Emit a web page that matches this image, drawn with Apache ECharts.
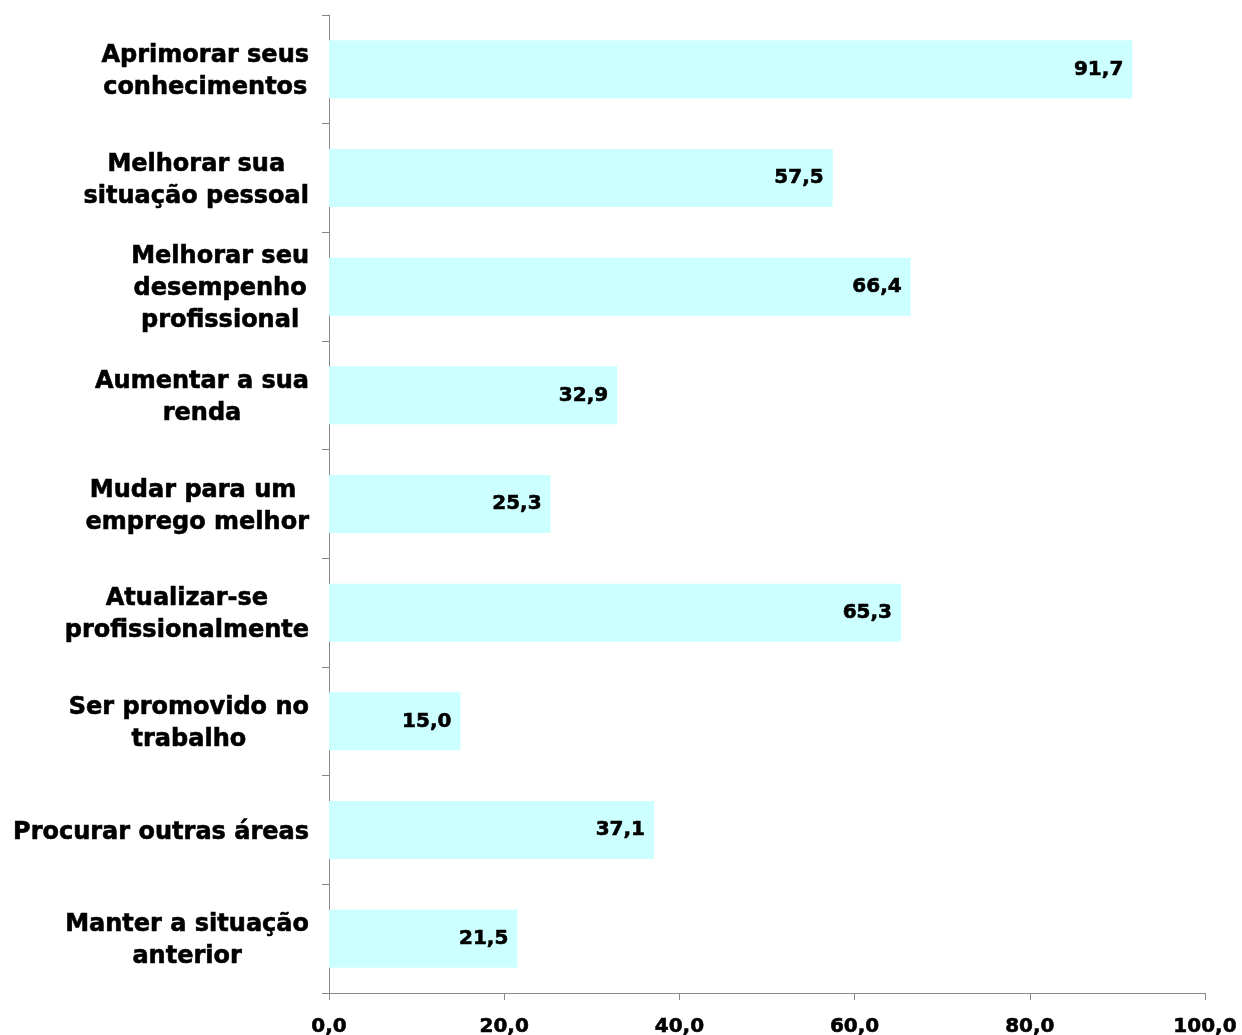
<!DOCTYPE html>
<html>
<head>
<meta charset="utf-8">
<script src="https://cdn.jsdelivr.net/npm/echarts@6/dist/echarts.min.js"></script>
<style>
  html, body { margin: 0; padding: 0; background: #fff; }
  #chart { width: 1242px; height: 1035px; }
</style>
</head>
<body>
<div id="chart"></div>
<script>
// categories top to bottom (each line of a label is one entry)
const categories = [
  ["Aprimorar seus", "conhecimentos"],
  ["Melhorar sua", "situação pessoal"],
  ["Melhorar seu", "desempenho", "profissional"],
  ["Aumentar a sua", "renda"],
  ["Mudar para um ", "emprego melhor"],
  ["Atualizar-se", "profissionalmente"],
  ["Ser promovido no", "trabalho"],
  ["Procurar outras áreas"],
  ["Manter a situação", "anterior"]
];
const values = [91.7, 57.5, 66.4, 32.9, 25.3, 65.3, 15.0, 37.1, 21.5];
const xTicks = [0, 20, 40, 60, 80, 100];

const fmt = v => v.toFixed(1).replace(".", ",");
const FONT = "DejaVu Sans";
// a thin outline in the text colour makes the bold read closer to the original
const heavy = { textBorderColor: "#000", textBorderWidth: 0.6 };

const chart = echarts.init(document.getElementById("chart"));

const option = {
  backgroundColor: "#fff",
  animation: false,
  grid: { left: 329, right: 37, top: 15, bottom: 42, outerBoundsMode: "none" },
  xAxis: {
    type: "value",
    min: xTicks[0],
    max: xTicks[xTicks.length - 1],
    interval: 20,
    splitLine: { show: false },
    axisLine: { show: true, lineStyle: { color: "#888", width: 1 } },
    axisTick: { show: true, length: 7, lineStyle: { color: "#888" } },
    axisLabel: Object.assign({
      margin: 24,
      fontFamily: FONT,
      fontWeight: "bold",
      fontSize: 20,
      color: "#000",
      formatter: v => fmt(v)
    }, heavy)
  },
  yAxis: {
    type: "category",
    inverse: true,
    data: categories.map(c => c.join("\n")),
    axisLine: { show: true, lineStyle: { color: "#888", width: 1 } },
    axisTick: { show: true, length: 7, lineStyle: { color: "#888" } },
    axisLabel: {
      margin: 20,
      align: "right",
      padding: [5, 0, 0, 0],
      formatter: v => v.split("\n").map(l => "{c|" + l + "}").join("\n"),
      rich: {
        c: Object.assign({
          align: "center",
          fontFamily: FONT,
          fontWeight: "bold",
          fontSize: 24,
          lineHeight: 32,
          color: "#000"
        }, heavy)
      }
    }
  },
  series: [{
    type: "bar",
    data: values,
    barWidth: 58,
    itemStyle: { color: "#CCFFFF" },
    label: Object.assign({
      show: true,
      position: "insideRight",
      distance: 9,
      fontFamily: FONT,
      fontWeight: "bold",
      fontSize: 20,
      color: "#000",
      formatter: p => fmt(p.value)
    }, heavy)
  }]
};

chart.setOption(option);
</script>
</body>
</html>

....................

INSTRUCTION:
Omit the pictures and output all of the other material exactly.

SOLUTION TO THE PROBLEM:
Emit a web page that matches this image, drawn with Apache ECharts.
<!DOCTYPE html>
<html>
<head>
<meta charset="utf-8">
<script src="https://cdn.jsdelivr.net/npm/echarts@6/dist/echarts.min.js"></script>
<style>
  html, body { margin: 0; padding: 0; background: #fff; }
  #chart { width: 1242px; height: 1035px; }
</style>
</head>
<body>
<div id="chart"></div>
<script>
// categories top to bottom (each line of a label is one entry)
const categories = [
  ["Aprimorar seus", "conhecimentos"],
  ["Melhorar sua", "situação pessoal"],
  ["Melhorar seu", "desempenho", "profissional"],
  ["Aumentar a sua", "renda"],
  ["Mudar para um ", "emprego melhor"],
  ["Atualizar-se", "profissionalmente"],
  ["Ser promovido no", "trabalho"],
  ["Procurar outras áreas"],
  ["Manter a situação", "anterior"]
];
const values = [91.7, 57.5, 66.4, 32.9, 25.3, 65.3, 15.0, 37.1, 21.5];
const xTicks = [0, 20, 40, 60, 80, 100];

const fmt = v => v.toFixed(1).replace(".", ",");
const FONT = "DejaVu Sans";
// a thin outline in the text colour makes the bold read closer to the original
const heavy = { textBorderColor: "#000", textBorderWidth: 0.6 };

const chart = echarts.init(document.getElementById("chart"));

const option = {
  backgroundColor: "#fff",
  animation: false,
  grid: { left: 329, right: 37, top: 15, bottom: 42, outerBoundsMode: "none" },
  xAxis: {
    type: "value",
    min: xTicks[0],
    max: xTicks[xTicks.length - 1],
    interval: 20,
    splitLine: { show: false },
    axisLine: { show: true, lineStyle: { color: "#888", width: 1 } },
    axisTick: { show: true, length: 7, lineStyle: { color: "#888" } },
    axisLabel: Object.assign({
      margin: 24,
      fontFamily: FONT,
      fontWeight: "bold",
      fontSize: 20,
      color: "#000",
      formatter: v => fmt(v)
    }, heavy)
  },
  yAxis: {
    type: "category",
    inverse: true,
    data: categories.map(c => c.join("\n")),
    axisLine: { show: true, lineStyle: { color: "#888", width: 1 } },
    axisTick: { show: true, length: 7, lineStyle: { color: "#888" } },
    axisLabel: {
      margin: 20,
      align: "right",
      padding: [5, 0, 0, 0],
      formatter: v => v.split("\n").map(l => "{c|" + l + "}").join("\n"),
      rich: {
        c: Object.assign({
          align: "center",
          fontFamily: FONT,
          fontWeight: "bold",
          fontSize: 24,
          lineHeight: 32,
          color: "#000"
        }, heavy)
      }
    }
  },
  series: [{
    type: "bar",
    data: values,
    barWidth: 58,
    itemStyle: { color: "#CCFFFF" },
    label: Object.assign({
      show: true,
      position: "insideRight",
      distance: 9,
      fontFamily: FONT,
      fontWeight: "bold",
      fontSize: 20,
      color: "#000",
      formatter: p => fmt(p.value)
    }, heavy)
  }]
};

chart.setOption(option);
</script>
</body>
</html>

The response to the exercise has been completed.